Foi o que viabilizou, também, a realização da obra – Linklater e a equipe trabalharam com menos dinheiro e um prazo ainda mais apertado que o do primeiro filme, mas a preparação meticulosa dos atores levou Antes do Pôr-do-Sol a ser filmado inteiramente em apenas quinze dias. Um dado ainda mais impressionante diante dos resultados fabulosos conseguidos por Hawke, e, principalmente, Delpy: o filme é dela, desde o sorriso sufocantemente delicado para Jesse na livraria, no início do filme, até o diálogo sobre Nina Simone, no final arrebatador. E o que dizer de momentos como a conversa melancólica sobre o barco no Sena, tendo ao fundo a catedral de Notre Dame, ou o diálogo assustador, pela intensidade, no carro? Em todos, a expressividade da francesa brilha, mas Hawke também entrega um trabalho não menos do que inspirador.

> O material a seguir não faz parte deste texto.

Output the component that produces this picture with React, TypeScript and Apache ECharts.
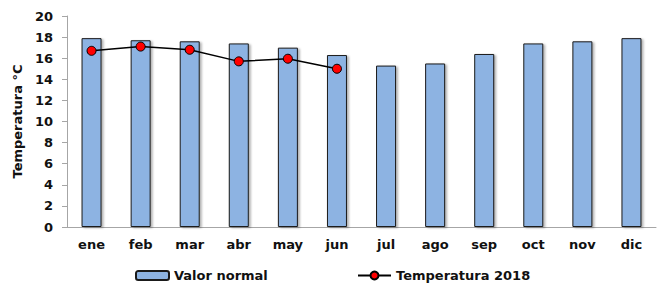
import React, { useEffect, useRef } from "react";
import * as echarts from "echarts";

const categories = ["ene", "feb", "mar", "abr", "may", "jun", "jul", "ago", "sep", "oct", "nov", "dic"];
const valorNormal = [17.9, 17.7, 17.6, 17.4, 17.0, 16.3, 15.3, 15.5, 16.4, 17.4, 17.6, 17.9];
const temperatura2018 = [16.7, 17.1, 16.8, 15.7, 15.95, 15.0, null, null, null, null, null, null];
const yTicks = { min: 0, max: 20, interval: 2 };

const FONT = "DejaVu Sans";

export default function App() {
  const ref = useRef<HTMLDivElement>(null);
  useEffect(() => {
    if (!ref.current) return;
    const chart = echarts.init(ref.current, undefined, { renderer: "svg" });
    chart.setOption({
      animation: false,
      backgroundColor: "#ffffff",
      grid: { left: 67, right: 2, top: 16, bottom: 59, containLabel: false },
      legend: [
        {
          data: ["Valor normal"],
          left: 135,
          top: 269,
          padding: 0,
          itemWidth: 33,
          itemHeight: 9,
          itemGap: 4,
          textStyle: { fontFamily: FONT, fontWeight: "bold", fontSize: 13, color: "#111" },
        },
        {
          data: ["Temperatura 2018"],
          left: 357,
          top: 269,
          padding: 0,
          itemWidth: 33,
          itemHeight: 10,
          textStyle: { fontFamily: FONT, fontWeight: "bold", fontSize: 13, color: "#111" },
        },
      ],
      xAxis: {
        type: "category",
        data: categories,
        axisLine: { lineStyle: { color: "#a6a6a6", width: 1 } },
        axisTick: { show: false },
        axisLabel: { fontFamily: FONT, fontWeight: "bold", fontSize: 13, color: "#111", margin: 11 },
      },
      yAxis: {
        type: "value",
        min: yTicks.min,
        max: yTicks.max,
        interval: yTicks.interval,
        name: "Temperatura °C",
        nameLocation: "middle",
        nameGap: 43,
        nameTextStyle: { fontFamily: FONT, fontWeight: "bold", fontSize: 13, color: "#111" },
        axisLine: { show: true, lineStyle: { color: "#a6a6a6", width: 1 } },
        axisTick: { show: true, length: 5, lineStyle: { color: "#a6a6a6" } },
        splitLine: { show: false },
        axisLabel: { fontFamily: FONT, fontWeight: "bold", fontSize: 13, color: "#111", margin: 14 },
      },
      series: [
        {
          name: "Valor normal",
          type: "bar",
          data: valorNormal,
          barWidth: 20,
          itemStyle: {
            color: "#8db3e2",
            borderColor: "#1a1a1a",
            borderWidth: 1,
            shadowColor: "rgba(0,0,0,0.3)",
            shadowOffsetX: 2,
            shadowOffsetY: 1,
            shadowBlur: 2,
          },
        },
        {
          name: "Temperatura 2018",
          type: "line",
          data: temperatura2018,
          symbol: "circle",
          symbolSize: 9,
          lineStyle: { color: "#000", width: 1.5 },
          itemStyle: { color: "#ff0000", borderColor: "#000", borderWidth: 1 },
          z: 5,
        },
      ],
    });
    return () => chart.dispose();
  }, []);
  return <div ref={ref} style={{ width: 658, height: 286, position: "absolute", left: 0, top: 0 }} />;
}
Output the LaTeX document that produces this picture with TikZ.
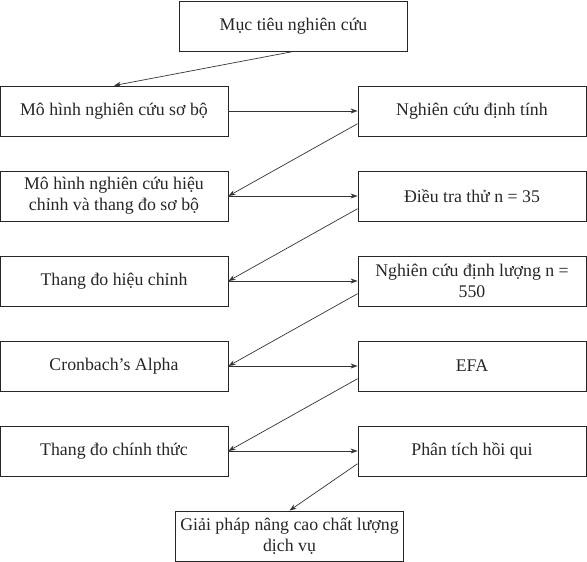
\documentclass[tikz,border=0pt]{standalone}
\usepackage{fontspec}
\setmainfont{Liberation Serif}
\usetikzlibrary{arrows.meta,calc}
\begin{document}
\begin{tikzpicture}[x=1pt,y=-1pt,
  box/.style={draw=black!85,line width=0.9pt,minimum width=228pt,minimum height=50pt,inner sep=1pt,align=center,
    font=\fontsize{17.8}{21}\selectfont,text=black!85},
  arr/.style={draw=black!80,line width=0.7pt,-{Stealth[length=7pt,width=5pt]}}]
\useasboundingbox (0,0) rectangle (587,562);
\node[box] (top) at (293.5,26) {Mục tiêu nghiên cứu};
\node[box] (l1) at (114,111) {Mô hình nghiên cứu sơ bộ};
\node[box] (r1) at (472,111) {Nghiên cứu định tính};
\node[box] (l2) at (114,196) {Mô hình nghiên cứu hiệu\\chỉnh và thang đo sơ bộ};
\node[box] (r2) at (472,196) {Điều tra thử n = 35};
\node[box] (l3) at (114,281) {Thang đo hiệu chỉnh};
\node[box] (r3) at (472,281) {Nghiên cứu định lượng n =\\550};
\node[box] (l4) at (114,366) {Cronbach’s Alpha};
\node[box] (r4) at (472,366) {EFA};
\node[box] (l5) at (114,451) {Thang đo chính thức};
\node[box] (r5) at (472,451) {Phân tích hồi qui};
\node[box] (bot) at (289.5,536) {Giải pháp nâng cao chất lượng\\dịch vụ};
\draw[arr] (top.south) -- (l1.north);
\foreach \i in {1,...,5} {
  \draw[arr] (l\i.east) -- (r\i.west);
}
\foreach \i/\j in {1/2,2/3,3/4,4/5} {
  \draw[arr] ($(r\i.west)!0.5!(r\i.south west)$) -- (l\j.east);
}
\draw[arr] ($(r5.west)!0.5!(r5.south west)$) -- (bot.north);
\end{tikzpicture}
\end{document}
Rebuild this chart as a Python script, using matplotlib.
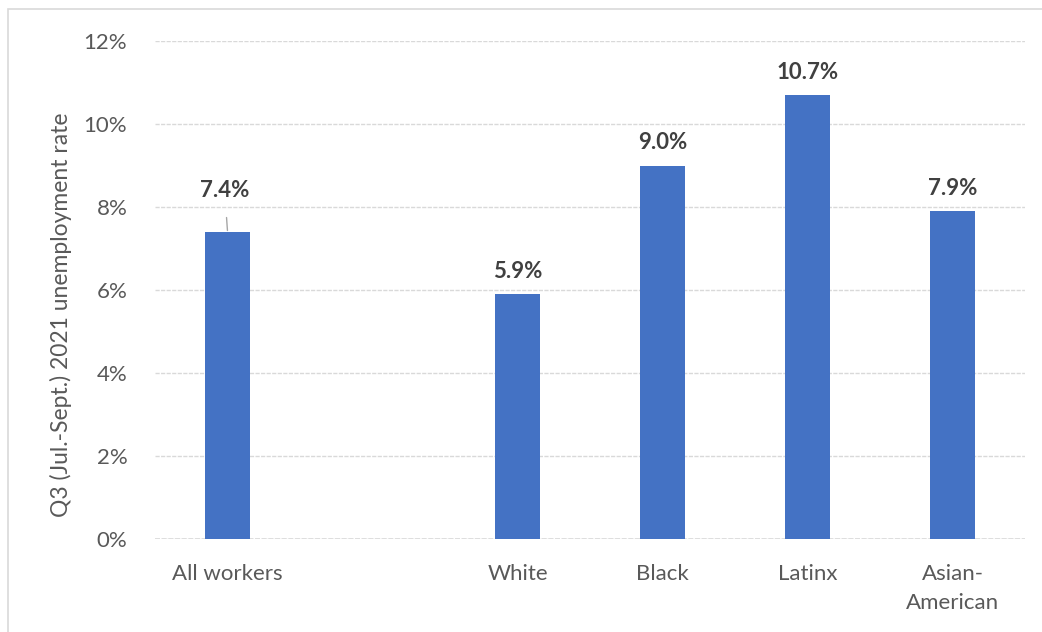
import matplotlib.pyplot as plt
from matplotlib.patches import Rectangle
import numpy as np

plt.rcParams['font.family'] = ['Lato', 'DejaVu Sans']

# ---------------- data ----------------
categories = ['All workers', '', 'White', 'Black', 'Latinx', 'Asian-\nAmerican']
rates = [7.4, np.nan, 5.9, 9.0, 10.7, 7.9]
value_labels = ['7.4%', '', '5.9%', '9.0%', '10.7%', '7.9%']
yticks = [0, 2, 4, 6, 8, 10, 12]
ytick_labels = ['0%', '2%', '4%', '6%', '8%', '10%', '12%']

bar_color = '#4472C4'
text_grey = '#595959'
grid_grey = '#d9d9d9'

fig = plt.figure(figsize=(10.42, 6.32), dpi=100)
ax = fig.add_axes([0.1488, 0.1472, 0.8349, 0.7879])

x = np.arange(len(categories))
bars = ax.bar(x, rates, width=0.31, color=bar_color, zorder=3)

ax.set_xlim(-0.5, len(categories) - 0.5)
ax.set_ylim(0, 12)
ax.set_yticks(yticks)
ax.set_yticklabels(ytick_labels)
ax.set_xticks(x)
ax.set_xticklabels(categories, linespacing=1.55)
ax.tick_params(axis='both', length=0, labelsize=16, colors=text_grey)
ax.tick_params(axis='x', pad=18)
ax.tick_params(axis='y', pad=20)

for s in ax.spines.values():
    s.set_visible(False)
ax.yaxis.grid(True, color=grid_grey, linestyle=(0, (3, 1)), linewidth=1, zorder=0)
ax.axhline(0, color=grid_grey, linestyle=(0, (3, 1)), linewidth=1.2, zorder=2)

ax.set_ylabel('Q3 (Jul.-Sept.) 2021 unemployment rate', fontsize=16.5, color=text_grey)
ax.yaxis.set_label_coords(-0.095, 0.45)

# data labels
for i, (v, lab) in enumerate(zip(rates, value_labels)):
    if not lab:
        continue
    if i == 0:
        # moved label with leader line
        ax.annotate(lab, xy=(x[i], v), xytext=(x[i] - 0.02, v + 1.0),
                    ha='center', va='center', fontsize=16, fontweight='bold', color='#404040',
                    arrowprops=dict(arrowstyle='-', color='#a6a6a6', lw=1,
                                    shrinkA=10, shrinkB=1), zorder=4)
    else:
        ax.text(x[i], v + 0.3, lab, ha='center', va='bottom', fontsize=16,
                fontweight='bold', color='#404040', zorder=4)

# chart frame (cropped at right/bottom)
fig.patches.append(Rectangle((7.5 / 1042, -0.1), 1.2, 1 - 8.5 / 632 + 0.1,
                             transform=fig.transFigure, fill=False,
                             edgecolor=grid_grey, linewidth=1.2))

plt.savefig('out.png', dpi=100)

Mas, afinal, o que marca a maior diferença – e, possivelmente, a superioridade – de Pôr-do-Sol sobre Amanhecer é a sua pungência: se o primeiro filme é colorido pela descoberta, pelo entusiasmo, pela entrega juvenil dos protagonistas, que andam sem rumo por Viena como se a noite não fosse ter fim, em Antes do Pôr-do-Sol os personagens carregam o peso das desilusões, dos arrependimentos, das inseguranças: esta pode ser a última chance de viver algo especial na vida, de redescobrir a fagulha daquele amanhecer antes que escureça de vez. O tempo, agora, se tornou curto demais. Que outro filme romântico que você conhece soa tão dilaceradoramente verdadeiro?